OK. To practicalities.
1) The food. Excellent presentation, good flavours, accomplished techniques...but oh dear me, the portion sizes are very inconsistent. Someone is NOT doing the background costings. I had the Craster Kipper salad. It was very good, as last time....but looky here, we are on a bloody fish quay, for chrissake. I can BUY a kipper for £2 and that would serve four for starters...so why is the fishy stuff so meanly distributed on my plate. Sorry guys....but you are becoming forensic. Next time I'll buy a kipper and smuggle it in to mix with my salad.
Fish cakes...big, succulent, luscious...excellent; certainly more VFM than the kippery one....and the Scotch egg....wonderful, everyone said so...clever to get the runny yoke but its all just practice...so VFM again become a consideration. Overall, this is us liking it. If things are tight in this business it is false economy to prune away at portion sizes...that way you will lose the clientele...who tell.
2) The wine. We are not in Park Lane....we are in North Shields. If we want a bottle of Chateau bottled Margaux we will pay through the nose for it....savour it....and pass on our compliments to the wine waiter. If we want a glass of house wine then it should be GOOD but reasonably priced. It was and it wasn't. All agreed that there was some arrogance in the wine department....but worse was to come.
3) The service. What to say without repetition? The service scraped by on good humour and good luck. There is a management input/training scarcity as well as a shortage of bodies waiting on...if you believe you cannot afford more staff you should know that in the final analysis you cannot afford less staff. The balancing of the books is difficult but not impossible. You DO take bookings so you should have SOME idea of how many staff are needed....yes, NEEDED.

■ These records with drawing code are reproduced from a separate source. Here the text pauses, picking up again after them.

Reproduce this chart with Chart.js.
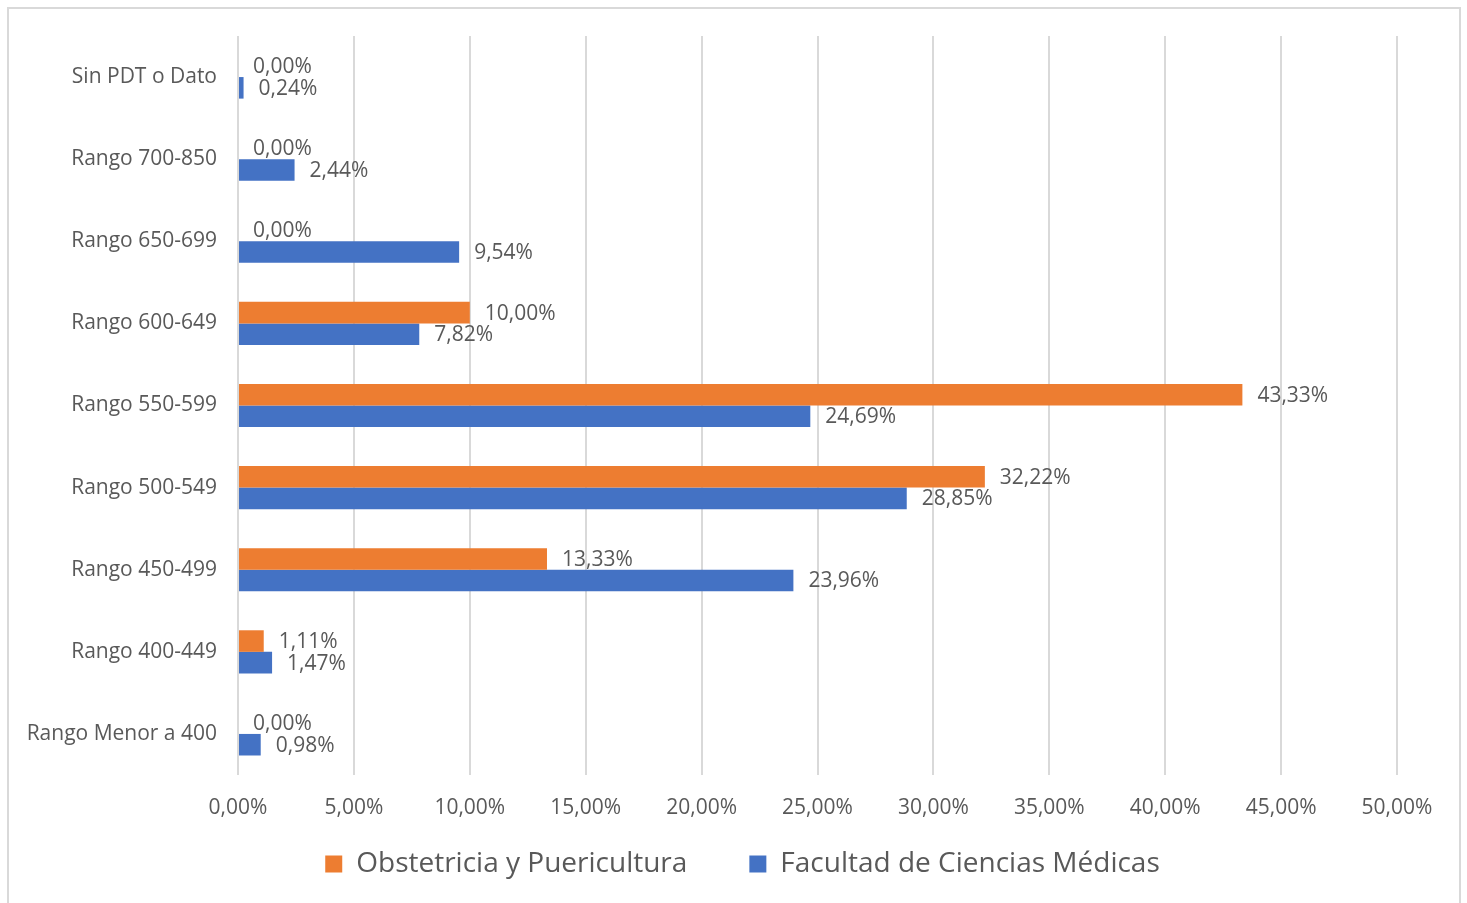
<!DOCTYPE html>
<html>
<head>
<meta charset="utf-8">
<script src="https://cdn.jsdelivr.net/npm/chart.js@4"></script>
<style>
  html, body { margin: 0; padding: 0; background: #fff; }
  #wrap { position: relative; width: 1467px; height: 903px; }
</style>
</head>
<body>
<div id="wrap"><canvas id="chart" width="1467" height="903"></canvas></div>
<script>
// categorias de arriba hacia abajo
const categorias = ['Sin PDT o Dato', 'Rango 700-850', 'Rango 650-699', 'Rango 600-649', 'Rango 550-599',
                    'Rango 500-549', 'Rango 450-499', 'Rango 400-449', 'Rango Menor a 400'];
const obstetricia = [0, 0, 0, 10.00, 43.33, 32.22, 13.33, 1.11, 0];
const facultad = [0.24, 2.44, 9.54, 7.82, 24.69, 28.85, 23.96, 1.47, 0.98];
const serieNombres = ['Obstetricia y Puericultura', 'Facultad de Ciencias Médicas'];

const GRIS = '#595959';
const FONT = "'Open Sans', 'Noto Sans', sans-serif";

const fmt = v => Number(v).toFixed(2).replace('.', ',') + '%';

// etiquetas al final de cada barra
const etiquetas = {
    id: 'etiquetas',
    afterDatasetsDraw(chart) {
        const ctx = chart.ctx;
        ctx.save();
        ctx.font = `21px ${FONT}`;
        ctx.fillStyle = GRIS;
        ctx.textAlign = 'left';
        ctx.textBaseline = 'middle';
        chart.data.datasets.forEach((ds, i) => {
            chart.getDatasetMeta(i).data.forEach((bar, j) => {
                ctx.fillText(fmt(ds.data[j]), bar.x + 15, bar.y + 1);
            });
        });
        ctx.restore();
    }
};

// marco gris alrededor del grafico
const marco = {
    id: 'marco',
    beforeDraw(chart) {
        const ctx = chart.ctx;
        ctx.save();
        ctx.strokeStyle = '#d9d9d9';
        ctx.lineWidth = 2;
        ctx.strokeRect(8, 8, 1452, 930);
        ctx.restore();
    }
};

// recoloca la leyenda (centrada como en el original)
const leyendaPos = {
    id: 'leyendaPos',
    afterLayout(chart) {
        const lg = chart.legend;
        lg.left = 88; lg.right = 1397; lg.width = 1309;
        lg.top = 788; lg.bottom = 903; lg.height = 115;
    }
};

new Chart(document.getElementById('chart'), {
    type: 'bar',
    data: {
        labels: categorias,
        datasets: [
            { label: serieNombres[0], data: obstetricia, backgroundColor: '#ED7D31', borderWidth: 0 },
            { label: serieNombres[1], data: facultad, backgroundColor: '#4472C4', borderWidth: 0 }
        ]
    },
    options: {
        indexAxis: 'y',
        responsive: false,
        animation: false,
        categoryPercentage: 0.525,
        barPercentage: 1,
        layout: { padding: { left: 8, right: 70, top: 36, bottom: 20 } },
        scales: {
            x: {
                min: 0, max: 50,
                ticks: { stepSize: 5, callback: v => fmt(v), color: GRIS, font: { family: FONT, size: 21 }, padding: 20, maxRotation: 0 },
                grid: { color: '#d9d9d9', lineWidth: 2, drawTicks: false },
                border: { display: false },
                afterFit: s => { s.height = 43; }
            },
            y: {
                ticks: { color: GRIS, font: { family: FONT, size: 21 }, padding: 21 },
                grid: { display: false, drawTicks: false },
                border: { display: false },
                afterFit: s => { s.width = 230; }
            }
        },
        plugins: {
            legend: {
                position: 'bottom',
                maxHeight: 65,
                labels: { color: GRIS, font: { family: FONT, size: 28 }, boxWidth: 17, boxHeight: 17, padding: 62 }
            },
            tooltip: { enabled: false }
        }
    },
    plugins: [marco, leyendaPos, etiquetas]
});
</script>
</body>
</html>
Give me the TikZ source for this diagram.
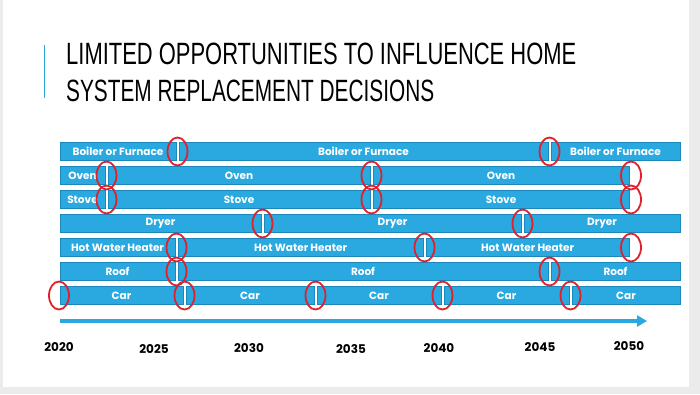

4) The bill. Now listen up. This mandatory service charge has GOT to stop. We are BIG tippers for BIG service and 10% may well be our mark...but that is OUR prerogative, not yours. They all do it, you may say. No, they do not all do it....I remind you again, this is the North Shields Fish Quay....check out the other restaurants. I did.
5) The ambience. Open kitchen...hmmmm....never sure about this. I like the mystery of "how it is done" and am unsure about wanting to see just how damned busy it all is whilst I am waiting for my Cod ( Good but miniscule. 'nuff said) as it seems that the visible procedure becomes the point of focus. It is what it is...until something goes wrong THEN the almighty debacles twixt chef/chef and chef/waiter and Maitre de/head chef etc is right out there in the open It has been commented on so it must be true...er....a customer said so. Music good and as unobtrusive as it was unnecessary.
6) Finally a real area of concern. Vegetables. You remember vegetables. The pretty coloured things that accompany your "meat" and balance the meal. Oh, you CAN have some...but they are EXTRA. Why? This is a RESTAURANT and I deserve a balanced meal. Include, please. Not a negative option..just a carrot or a florette of broccolli or a sliced bean or two or a nicely softened ..well, you get it.
And so we ate and enjoyed...again. We moaned afterwards, just a little, about the things mentioned abve. We praised the staff for working so hard and the chefs for turning out such good food. Generally speaking, we all agreed that we would come again. Some would not...I read the reviews...but if you don't support ventures like this you will be throwing away your Brasserie....and that would be a pity.